Exercise
In the listing below, locate the lines bearing the word "React". Copy every one of them.

Recorded information
————————

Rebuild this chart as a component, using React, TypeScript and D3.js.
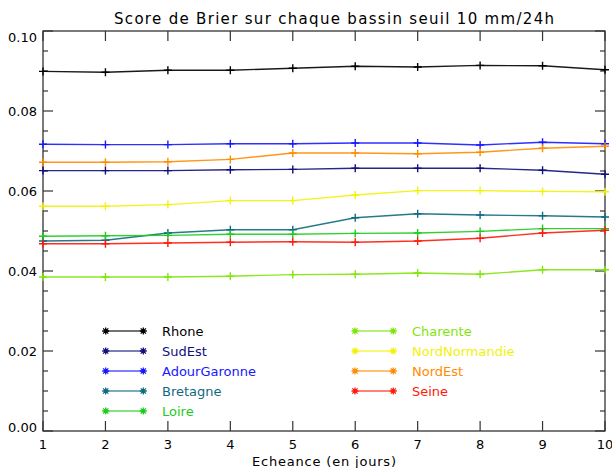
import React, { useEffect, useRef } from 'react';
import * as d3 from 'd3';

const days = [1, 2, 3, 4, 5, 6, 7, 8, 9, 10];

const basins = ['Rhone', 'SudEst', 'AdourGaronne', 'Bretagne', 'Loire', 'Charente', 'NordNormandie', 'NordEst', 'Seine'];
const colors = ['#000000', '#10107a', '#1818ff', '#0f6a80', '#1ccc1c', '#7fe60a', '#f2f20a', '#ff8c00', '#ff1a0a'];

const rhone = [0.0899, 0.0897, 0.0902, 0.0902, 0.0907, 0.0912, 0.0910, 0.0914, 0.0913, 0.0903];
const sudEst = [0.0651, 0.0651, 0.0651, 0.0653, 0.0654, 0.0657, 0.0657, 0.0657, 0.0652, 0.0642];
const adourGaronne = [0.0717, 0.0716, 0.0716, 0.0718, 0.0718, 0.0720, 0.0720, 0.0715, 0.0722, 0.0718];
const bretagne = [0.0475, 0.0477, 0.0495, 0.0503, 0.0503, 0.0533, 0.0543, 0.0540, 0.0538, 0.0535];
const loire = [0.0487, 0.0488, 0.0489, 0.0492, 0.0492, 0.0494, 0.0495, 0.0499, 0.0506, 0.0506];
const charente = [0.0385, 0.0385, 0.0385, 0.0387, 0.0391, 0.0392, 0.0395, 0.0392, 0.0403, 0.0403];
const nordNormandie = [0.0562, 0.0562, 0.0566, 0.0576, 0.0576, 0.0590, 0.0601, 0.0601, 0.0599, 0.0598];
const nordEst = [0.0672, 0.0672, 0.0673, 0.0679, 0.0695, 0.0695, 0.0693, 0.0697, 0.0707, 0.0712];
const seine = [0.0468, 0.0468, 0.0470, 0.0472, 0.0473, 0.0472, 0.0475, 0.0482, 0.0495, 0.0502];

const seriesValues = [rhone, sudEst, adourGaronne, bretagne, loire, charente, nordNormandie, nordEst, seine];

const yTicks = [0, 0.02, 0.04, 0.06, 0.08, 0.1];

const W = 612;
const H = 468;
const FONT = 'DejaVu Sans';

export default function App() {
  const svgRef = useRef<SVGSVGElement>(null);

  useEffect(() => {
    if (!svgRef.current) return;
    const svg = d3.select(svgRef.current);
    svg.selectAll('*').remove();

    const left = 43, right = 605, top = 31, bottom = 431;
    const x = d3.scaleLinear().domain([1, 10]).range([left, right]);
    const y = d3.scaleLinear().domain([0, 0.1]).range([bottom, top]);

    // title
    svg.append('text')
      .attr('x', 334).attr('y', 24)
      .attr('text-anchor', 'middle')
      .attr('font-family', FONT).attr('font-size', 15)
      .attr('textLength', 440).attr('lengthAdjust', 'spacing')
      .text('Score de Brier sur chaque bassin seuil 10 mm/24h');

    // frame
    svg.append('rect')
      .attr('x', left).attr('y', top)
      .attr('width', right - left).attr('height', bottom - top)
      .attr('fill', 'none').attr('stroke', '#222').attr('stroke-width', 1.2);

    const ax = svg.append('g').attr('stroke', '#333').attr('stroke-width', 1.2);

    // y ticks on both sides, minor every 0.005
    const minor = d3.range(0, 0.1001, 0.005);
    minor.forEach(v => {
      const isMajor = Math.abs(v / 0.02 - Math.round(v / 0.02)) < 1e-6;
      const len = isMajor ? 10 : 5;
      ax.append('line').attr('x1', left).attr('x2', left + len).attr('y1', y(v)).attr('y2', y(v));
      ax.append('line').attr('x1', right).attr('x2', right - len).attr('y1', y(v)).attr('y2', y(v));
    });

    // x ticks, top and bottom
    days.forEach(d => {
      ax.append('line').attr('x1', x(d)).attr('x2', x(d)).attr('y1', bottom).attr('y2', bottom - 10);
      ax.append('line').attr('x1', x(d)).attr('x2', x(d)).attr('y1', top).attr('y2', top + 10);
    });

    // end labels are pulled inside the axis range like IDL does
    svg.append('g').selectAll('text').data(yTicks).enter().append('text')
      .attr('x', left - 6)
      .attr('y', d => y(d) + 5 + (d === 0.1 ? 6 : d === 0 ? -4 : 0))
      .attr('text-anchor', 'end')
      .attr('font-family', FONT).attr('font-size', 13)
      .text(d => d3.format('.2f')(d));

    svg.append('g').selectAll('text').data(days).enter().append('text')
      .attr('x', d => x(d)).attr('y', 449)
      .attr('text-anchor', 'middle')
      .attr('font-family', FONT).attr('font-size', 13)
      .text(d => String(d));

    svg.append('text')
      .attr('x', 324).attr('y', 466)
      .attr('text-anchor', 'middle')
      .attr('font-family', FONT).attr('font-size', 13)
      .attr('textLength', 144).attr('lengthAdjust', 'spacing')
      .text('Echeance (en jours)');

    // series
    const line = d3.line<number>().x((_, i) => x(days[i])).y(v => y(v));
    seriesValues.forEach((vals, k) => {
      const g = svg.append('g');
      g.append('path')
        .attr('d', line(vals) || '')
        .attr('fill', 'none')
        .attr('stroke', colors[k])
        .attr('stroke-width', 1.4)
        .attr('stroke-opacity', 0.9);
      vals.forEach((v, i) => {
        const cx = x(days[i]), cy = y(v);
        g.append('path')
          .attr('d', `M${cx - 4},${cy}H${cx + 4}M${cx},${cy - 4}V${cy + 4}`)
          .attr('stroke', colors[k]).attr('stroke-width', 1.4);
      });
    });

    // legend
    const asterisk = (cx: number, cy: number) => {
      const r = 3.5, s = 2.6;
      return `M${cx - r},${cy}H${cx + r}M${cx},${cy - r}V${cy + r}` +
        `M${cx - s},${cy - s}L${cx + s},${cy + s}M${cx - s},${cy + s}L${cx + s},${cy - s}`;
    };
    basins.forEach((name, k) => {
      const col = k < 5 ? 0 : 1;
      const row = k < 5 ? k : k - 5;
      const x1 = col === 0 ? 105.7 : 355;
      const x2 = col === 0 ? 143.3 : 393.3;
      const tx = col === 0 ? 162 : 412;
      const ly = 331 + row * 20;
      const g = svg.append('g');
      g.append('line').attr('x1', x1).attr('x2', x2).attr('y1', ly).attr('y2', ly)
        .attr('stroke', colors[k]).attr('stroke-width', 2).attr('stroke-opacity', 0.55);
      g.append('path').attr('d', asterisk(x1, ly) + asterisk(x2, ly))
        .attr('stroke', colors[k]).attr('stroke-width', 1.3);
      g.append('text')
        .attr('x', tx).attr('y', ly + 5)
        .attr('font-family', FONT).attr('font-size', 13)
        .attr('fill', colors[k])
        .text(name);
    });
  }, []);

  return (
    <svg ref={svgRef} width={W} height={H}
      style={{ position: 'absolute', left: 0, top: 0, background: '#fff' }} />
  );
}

————————

Problem solution
Rebuild this chart as a component, using React, TypeScript and D3.js.
import React, { useEffect, useRef } from 'react';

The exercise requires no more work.